Magnesium Alloy vs Aluminum Alloy

Is Magnesium Alloy Suitable for Powered Mobility and Human-Powered Gear?

Summary: Magnesium alloy is the optimal lightweight solution for powered mobility and human-powered gear, reducing weight by 33% compared to aluminum alloy. This article details its application scenarios, engineering requirements, trade-offs with aluminum alloy, common mistakes, and supply chain support to help you make informed material choices.

Key Takeaways

Core Advantage: Magnesium alloy is the best lightweight solution for improving the "power-to-weight ratio" of powered mobility equipment, reducing weight by 33% compared to 6061 aluminum alloy, balancing light weight and controllability.

Major Risks: Fatigue fracture under high-frequency dynamic alternating loads (fatigue limit is 60%-70% of aluminum alloy); galvanic corrosion without isolation (magnesium is prone to anodic dissolution when in contact with steel and copper).

Not Recommended Scenarios: ① Transmission core components with continuous working temperature ≥120°C (prone to creep and strength reduction); ② Unprotected water-exposed load-bearing structures without anti-corrosion treatment.

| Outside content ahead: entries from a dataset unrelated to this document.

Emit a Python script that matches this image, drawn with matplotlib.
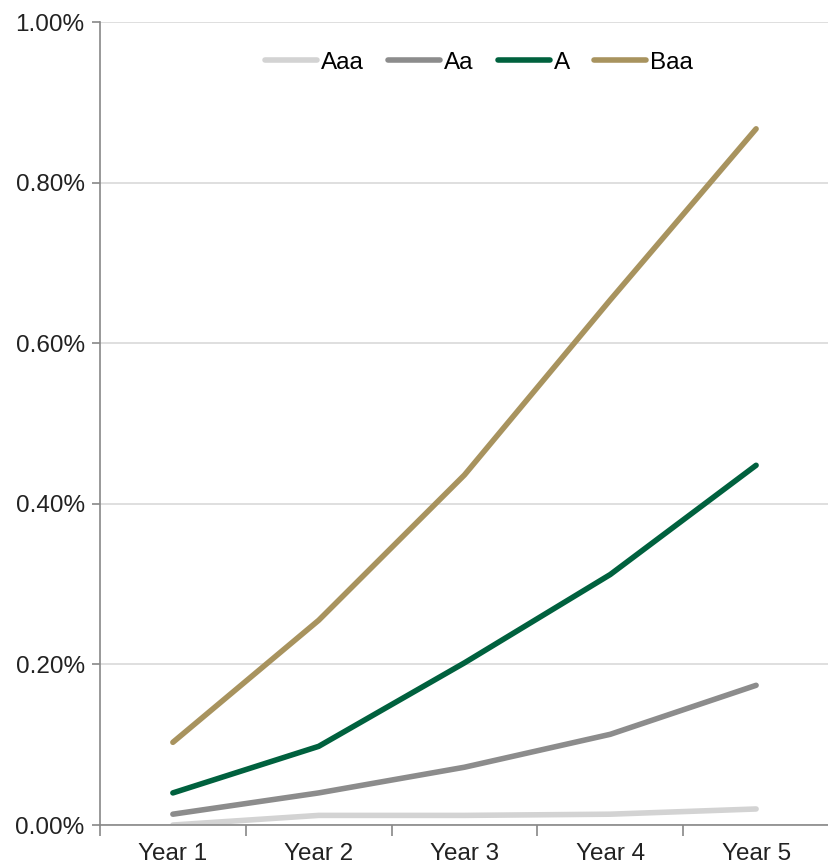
import matplotlib.pyplot as plt
from matplotlib.ticker import FuncFormatter

# ------------------- data -------------------
years = ['Year 1', 'Year 2', 'Year 3', 'Year 4', 'Year 5']
aaa = [0.000, 0.012, 0.012, 0.0135, 0.020]
aa = [0.0135, 0.040, 0.072, 0.113, 0.174]
a = [0.040, 0.098, 0.202, 0.312, 0.448]
baa = [0.103, 0.255, 0.436, 0.654, 0.867]

series_names = ['Aaa', 'Aa', 'A', 'Baa']
series_colors = ['#D3D3D3', '#8C8C8C', '#00613E', '#A8935E']


def main():
    plt.rcParams['font.family'] = ['Liberation Sans', 'DejaVu Sans']
    fig = plt.figure(figsize=(8.29, 8.64), dpi=100)
    ax = fig.add_axes([0.1206, 0.0451, 0.8794, 0.9294])

    x = list(range(len(years)))
    for vals, name, col in zip([aaa, aa, a, baa], series_names, series_colors):
        ax.plot(x, vals, color=col, lw=4, label=name, solid_capstyle='round',
                solid_joinstyle='round')

    ax.set_xlim(-0.5, 4.5)
    ax.set_ylim(0, 1.0)
    ax.set_yticks([0, 0.2, 0.4, 0.6, 0.8, 1.0])
    ax.yaxis.set_major_formatter(FuncFormatter(lambda v, p: f'{v:.2f}%'))
    ax.yaxis.grid(True, color='#D9D9D9', lw=1.2)
    ax.set_axisbelow(True)

    # category labels centred, ticks on the boundaries
    ax.set_xticks(x)
    ax.set_xticklabels(years)
    ax.set_xticks([-0.5, 0.5, 1.5, 2.5, 3.5, 4.5], minor=True)
    ax.tick_params(axis='x', which='major', length=0, pad=13, labelsize=17.5, labelcolor='#222222')
    ax.tick_params(axis='x', which='minor', length=8, width=1.2, color='#888888')
    ax.tick_params(axis='y', length=6, width=1.2, color='#888888', labelsize=17.5,
                   labelcolor='#222222', pad=5)

    for s in ['top', 'right']:
        ax.spines[s].set_visible(False)
    for s in ['left', 'bottom']:
        ax.spines[s].set_color('#888888')
        ax.spines[s].set_linewidth(1.2)

    ax.legend(loc='upper center', bbox_to_anchor=(0.52, 0.99), ncol=4, frameon=False,
              fontsize=17.5, handlelength=2.15, handletextpad=0.15, columnspacing=1.0)

    fig.savefig('out.png', dpi=100)


if __name__ == '__main__':
    main()
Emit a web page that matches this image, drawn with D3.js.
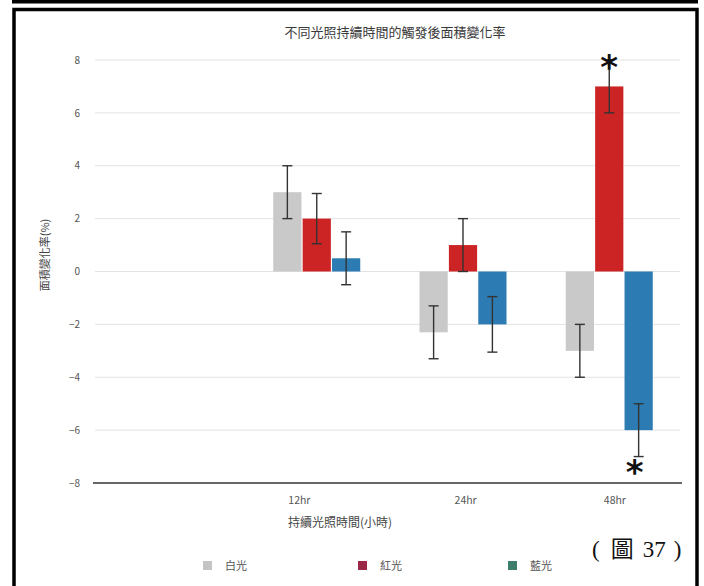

Recommended Strategy: Prioritize application in non-load-bearing structures, motor housings, and optimization of vehicle unsprung mass (1kg reduction in unsprung mass is equivalent to 5-10kg reduction in sprung mass).

The Verdict (Engineering Conclusion)

Magnesium alloy is an inevitable upgrade from aluminum alloy for manned/human-assisted power equipment (electric scooters, E-bikes, hand-held tools, etc.). It is widely used in magnesium alloy for E-bike and magnesium alloy for electric scooter due to its unique advantages:

•          Lightweight: Reduces operational fatigue, improves work efficiency and battery life of hand-held equipment;

•          Shock Absorption: Its damping coefficient is more than 10 times that of aluminum alloy, absorbing high-frequency vibrations, reducing noise, and enhancing handling feel.

Prerequisites for Replacement (Must Meet):

•          Stress Optimization: Increase local wall thickness and arrange reinforcing ribs to compensate for the insufficient rigidity of magnesium alloy (45GPa), which is only 64% of aluminum alloy (70GPa);

•          Fastener Treatment: Direct tapping on magnesium matrix is strictly prohibited; H6 tolerance steel thread bushings + anti-loosening structures must be pre-embedded.

Quick Verdict (Engineering Quick Judgment)

Recommended Scenarios

•          Personal Vehicles: E-bike motor cooling housings, electric scooter folding columns, light balance wheel hubs (magnesium alloy for E-bike motor housing is highly recommended);

•          Hand-Held Power Equipment: Chainsaw bodies, garden trimmer frames, portable impact drill housings (weight reduction directly improves work efficiency, i.e., "weight reduction = production increase");

•          Mobile Robots: Delivery robot chassis brackets and protective armor (lightweight improves battery life, shock absorption protects internal precision components).

 Conditional Requirements

•          Surface Anti-Corrosion: MAO (Micro-Arc Oxidation, an anti-corrosion process for magnesium alloy) + powder coating composite process (MAO layer 15-25μm, powder layer ≥60μm), passing 72-hour neutral salt spray test (GB/T 10125-2021);

•          Material Selection: ZK60 magnesium alloy (tensile strength ≥380MPa, yield strength ≥300MPa) for high dynamic impact parts; AZ91D semi-solid die casting (0.5mm ultra-thin wall) for complex thin-walled parts (ZK60 magnesium alloy application is ideal for high-impact scenarios).

 Not Recommended Scenarios

•          Internal Combustion Engine Direct Connection Parts: Areas with long-term working temperature ≥150°C (prone to creep and deformation failure);

•          Extreme Impact Points: Unreinforced bottom guard plates and bumpers (high notch sensitivity, prone to brittle fracture).